**Written exercise**
Skip every picture and transcribe the remaining material exactly.
>>>
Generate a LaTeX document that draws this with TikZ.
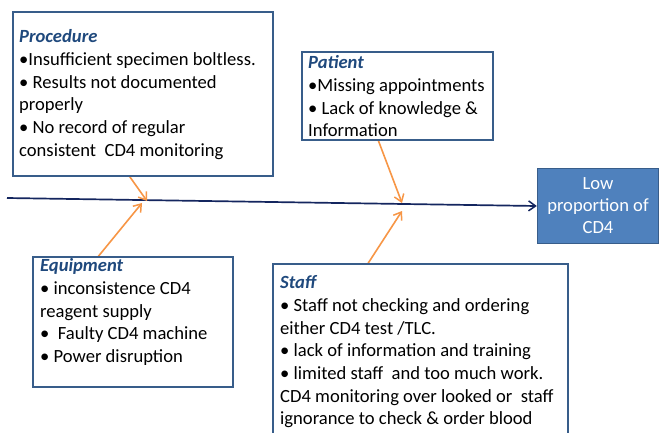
\documentclass[tikz,border=0pt]{standalone}
\usepackage{fontspec}
\setmainfont{Carlito}
\usetikzlibrary{arrows.meta}
\definecolor{boxline}{RGB}{56,93,138}
\definecolor{headblue}{RGB}{31,73,125}
\definecolor{spineblue}{RGB}{20,38,95}
\definecolor{causeorange}{RGB}{247,150,70}
\definecolor{effectfill}{RGB}{79,129,189}
\newcommand{\causehead}[1]{{\color{headblue}\bfseries\itshape #1}}
\tikzset{
  causebox/.style={draw=boxline, line width=1.6pt, fill=white, rectangle, inner sep=0pt, anchor=north west},
  causetext/.style={anchor=north west, inner sep=0pt, align=left, font=\fontsize{18.6}{22.7}\selectfont},
  bone/.style={draw=causeorange, line width=1.6pt, -{Straight Barb[length=7pt,width=10pt,line width=1.5pt]}},
  spine/.style={draw=spineblue, line width=1.7pt, -{Straight Barb[length=7pt,width=10pt,line width=1.5pt]}},
  effect/.style={draw=boxline, line width=1.4pt, fill=effectfill, text=white, inner sep=0pt,
    align=center, font=\fontsize{18.6}{22}\selectfont}
}
\begin{document}
\begin{tikzpicture}[x=1pt,y=-1pt]
\useasboundingbox (0,0) rectangle (667,432);
\fill[white] (0,0) rectangle (667,432);

% effect box at the head of the spine
\node[effect, minimum width=121pt, minimum height=75pt] (low) at (598,206) {Low\\proportion of\\CD4};

% spine
\coordinate (tail) at (7,198);
\draw[spine] (tail) -- (low.west);

% junction points on the spine
\coordinate (jproc) at (147,201);
\coordinate (jequip) at (142,203);
\coordinate (jpat) at (402,203);
\coordinate (jstaff) at (402,211);

% bone starts on the box edges
\coordinate (sproc) at (125,170);
\coordinate (sequip) at (97,258);
\coordinate (spat) at (377,137);
\coordinate (sstaff) at (367,265);

\draw[bone] (sproc) -- (jproc);
\draw[bone] (sequip) -- (jequip);
\draw[bone] (spat) -- (jpat);
\draw[bone] (sstaff) -- (jstaff);

% cause boxes
\node[causebox, minimum width=260pt, minimum height=164pt] (proc) at (12,11) {};
\node[causebox, minimum width=191pt, minimum height=88pt] (pat) at (301,51) {};
\node[causebox, minimum width=200pt, minimum height=130pt] (equip) at (32,256) {};
\node[causebox, minimum width=295pt, minimum height=190pt] (staff) at (272,263) {};

% cause texts
\node[causetext] (proctxt) at (19,29.5) {\causehead{Procedure}\\
•Insufficient specimen boltless.\\
• Results not documented\\
properly\\
• No record of regular\\
consistent~ CD4 monitoring};

\node[causetext] (pattxt) at (308,55.5) {\causehead{Patient}\\
•Missing appointments\\
• Lack of knowledge \&\\
Information};

\node[causetext] (equiptxt) at (40,258.5) {\causehead{Equipment}\\
• inconsistence CD4\\
reagent supply\\
•~ Faulty CD4 machine\\
• Power disruption};

\node[causetext] (stafftxt) at (280,275.5) {\causehead{Staff}\\
• Staff not checking and ordering\\
either CD4 test /TLC.\\
• lack of information and training\\
• limited staff~ and too much work.\\
CD4 monitoring over looked or~ staff\\
ignorance to check \& order blood};
\end{tikzpicture}
\end{document}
<<<
**Answer to this task**
Generate a LaTeX document that draws this with TikZ.
\documentclass[tikz,border=0pt]{standalone}
\usepackage{fontspec}
\setmainfont{Carlito}
\usetikzlibrary{arrows.meta}
\definecolor{boxline}{RGB}{56,93,138}
\definecolor{headblue}{RGB}{31,73,125}
\definecolor{spineblue}{RGB}{20,38,95}
\definecolor{causeorange}{RGB}{247,150,70}
\definecolor{effectfill}{RGB}{79,129,189}
\newcommand{\causehead}[1]{{\color{headblue}\bfseries\itshape #1}}
\tikzset{
  causebox/.style={draw=boxline, line width=1.6pt, fill=white, rectangle, inner sep=0pt, anchor=north west},
  causetext/.style={anchor=north west, inner sep=0pt, align=left, font=\fontsize{18.6}{22.7}\selectfont},
  bone/.style={draw=causeorange, line width=1.6pt, -{Straight Barb[length=7pt,width=10pt,line width=1.5pt]}},
  spine/.style={draw=spineblue, line width=1.7pt, -{Straight Barb[length=7pt,width=10pt,line width=1.5pt]}},
  effect/.style={draw=boxline, line width=1.4pt, fill=effectfill, text=white, inner sep=0pt,
    align=center, font=\fontsize{18.6}{22}\selectfont}
}
\begin{document}
\begin{tikzpicture}[x=1pt,y=-1pt]
\useasboundingbox (0,0) rectangle (667,432);
\fill[white] (0,0) rectangle (667,432);

% effect box at the head of the spine
\node[effect, minimum width=121pt, minimum height=75pt] (low) at (598,206) {Low\\proportion of\\CD4};

% spine
\coordinate (tail) at (7,198);
\draw[spine] (tail) -- (low.west);

% junction points on the spine
\coordinate (jproc) at (147,201);
\coordinate (jequip) at (142,203);
\coordinate (jpat) at (402,203);
\coordinate (jstaff) at (402,211);

% bone starts on the box edges
\coordinate (sproc) at (125,170);
\coordinate (sequip) at (97,258);
\coordinate (spat) at (377,137);
\coordinate (sstaff) at (367,265);

\draw[bone] (sproc) -- (jproc);
\draw[bone] (sequip) -- (jequip);
\draw[bone] (spat) -- (jpat);
\draw[bone] (sstaff) -- (jstaff);

% cause boxes
\node[causebox, minimum width=260pt, minimum height=164pt] (proc) at (12,11) {};
\node[causebox, minimum width=191pt, minimum height=88pt] (pat) at (301,51) {};
\node[causebox, minimum width=200pt, minimum height=130pt] (equip) at (32,256) {};
\node[causebox, minimum width=295pt, minimum height=190pt] (staff) at (272,263) {};

% cause texts
\node[causetext] (proctxt) at (19,29.5) {\causehead{Procedure}\\
•Insufficient specimen boltless.\\
• Results not documented\\
properly\\
• No record of regular\\
consistent~ CD4 monitoring};

\node[causetext] (pattxt) at (308,55.5) {\causehead{Patient}\\
•Missing appointments\\
• Lack of knowledge \&\\
Information};

\node[causetext] (equiptxt) at (40,258.5) {\causehead{Equipment}\\
• inconsistence CD4\\
reagent supply\\
•~ Faulty CD4 machine\\
• Power disruption};

\node[causetext] (stafftxt) at (280,275.5) {\causehead{Staff}\\
• Staff not checking and ordering\\
either CD4 test /TLC.\\
• lack of information and training\\
• limited staff~ and too much work.\\
CD4 monitoring over looked or~ staff\\
ignorance to check \& order blood};
\end{tikzpicture}
\end{document}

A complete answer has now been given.